POUR LE DESSIN RÉALISTE DE CORENTIN ROUGE. Le récit dense et violent de Sangoma bénéficie du travail de grande précision et du sens de l’image remarquable de Corentin Rouge. Dans un graphisme classique remarquablement dense et sensible, qui apporte leur brio tant aux scènes d’action qu’aux échanges plus intimistes entre les personnages.
Auteur(s) :
Caryl Férey (scénario) , Corentin Rouge (dessin et couleur) , Alexandre Boucq (couleur)
Titre original :
Sangoma : Les Damnés de Cape Town
Date de publication originale :
2021
Éditeur :
Glénat
Autres :
Prix 813 de la BD (2022)
Caryl Férey est un auteur très talentueux, un grand voyageur qui apprécie nous balade autour du monde, dans les contrées les plus âpres, à notre très grand bonheur, et effroi.
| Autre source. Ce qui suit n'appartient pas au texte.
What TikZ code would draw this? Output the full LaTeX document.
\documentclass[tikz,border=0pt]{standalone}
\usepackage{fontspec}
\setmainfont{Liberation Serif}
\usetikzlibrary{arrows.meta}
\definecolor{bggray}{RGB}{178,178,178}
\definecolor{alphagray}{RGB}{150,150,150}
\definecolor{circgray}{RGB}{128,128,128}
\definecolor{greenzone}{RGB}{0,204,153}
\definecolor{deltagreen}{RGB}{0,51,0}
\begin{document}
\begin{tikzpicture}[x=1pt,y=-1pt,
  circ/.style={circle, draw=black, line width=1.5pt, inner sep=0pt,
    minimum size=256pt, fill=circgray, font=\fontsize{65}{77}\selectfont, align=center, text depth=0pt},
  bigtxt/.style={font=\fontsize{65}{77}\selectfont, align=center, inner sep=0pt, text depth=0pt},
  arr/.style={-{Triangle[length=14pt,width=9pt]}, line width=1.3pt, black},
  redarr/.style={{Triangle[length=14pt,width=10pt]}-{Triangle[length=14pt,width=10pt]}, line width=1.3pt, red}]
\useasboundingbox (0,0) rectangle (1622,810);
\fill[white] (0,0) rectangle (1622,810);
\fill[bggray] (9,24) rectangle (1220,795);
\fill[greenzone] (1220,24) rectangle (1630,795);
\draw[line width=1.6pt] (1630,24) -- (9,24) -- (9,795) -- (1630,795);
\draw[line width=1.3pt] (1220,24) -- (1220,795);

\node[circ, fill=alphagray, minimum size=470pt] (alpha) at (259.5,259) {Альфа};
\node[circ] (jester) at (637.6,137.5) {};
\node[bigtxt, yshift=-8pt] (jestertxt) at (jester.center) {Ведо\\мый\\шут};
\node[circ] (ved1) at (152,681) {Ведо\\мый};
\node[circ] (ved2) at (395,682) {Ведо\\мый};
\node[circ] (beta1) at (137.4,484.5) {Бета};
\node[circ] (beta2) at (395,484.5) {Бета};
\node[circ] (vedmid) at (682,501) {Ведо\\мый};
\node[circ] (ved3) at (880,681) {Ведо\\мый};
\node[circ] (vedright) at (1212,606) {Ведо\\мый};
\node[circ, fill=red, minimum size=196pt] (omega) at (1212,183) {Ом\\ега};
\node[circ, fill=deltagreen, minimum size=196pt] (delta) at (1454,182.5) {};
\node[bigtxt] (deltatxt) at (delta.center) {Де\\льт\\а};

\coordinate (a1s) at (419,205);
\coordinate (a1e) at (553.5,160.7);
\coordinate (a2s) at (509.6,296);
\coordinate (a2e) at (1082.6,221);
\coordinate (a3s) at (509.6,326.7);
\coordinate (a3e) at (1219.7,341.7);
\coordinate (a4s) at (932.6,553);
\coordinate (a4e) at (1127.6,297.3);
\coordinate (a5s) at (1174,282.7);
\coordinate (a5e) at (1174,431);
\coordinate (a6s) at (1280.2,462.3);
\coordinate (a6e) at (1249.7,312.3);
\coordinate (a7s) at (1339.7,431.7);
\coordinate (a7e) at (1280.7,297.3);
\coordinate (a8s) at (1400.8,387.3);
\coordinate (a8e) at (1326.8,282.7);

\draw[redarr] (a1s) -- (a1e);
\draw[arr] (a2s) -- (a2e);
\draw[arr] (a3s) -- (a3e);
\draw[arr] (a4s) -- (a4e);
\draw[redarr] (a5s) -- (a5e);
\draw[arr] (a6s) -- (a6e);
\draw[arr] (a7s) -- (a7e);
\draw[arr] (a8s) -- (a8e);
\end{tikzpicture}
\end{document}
Biblio sélective :
Corentin ROUGE est l’auteur de la série Rio coscénarisée avec Louise Garcia et publié sur quatre tomes entre 2016 et 2019 (Glénat). Une ville où la vie est un combat ; série très réussie qui nous montrant tous les aspects de la société contemporaine brésilienne.
L’âme des guerriers (Once were Warriors, 1994). Film néo-zélandais de Lee Tamahori. D’après le roman d’Alan Duff. Beth et Jake Heke vivent avec leurs cinq enfants dans la banlieue maorie pauvre d’Auckland, en Nouvelle-Zélande. Jake vient de perdre son travail. Alcoolique et brutal, il frappe souvent Beth, femme énergique et fière mais toujours amoureuse.
Un soir, particulièrement ivre, il bat son épouse si violemment que Beth, le visage terriblement contusionné, ne peut accompagner son fils Boogie, un jeune délinquant, au tribunal. Le jeune garçon se retrouve placé dans un foyer. L’unité familiale vole en éclats. Un film comme une énorme claque. Pas revu depuis 1994. J’espère qu’il n’a pas pris une ride.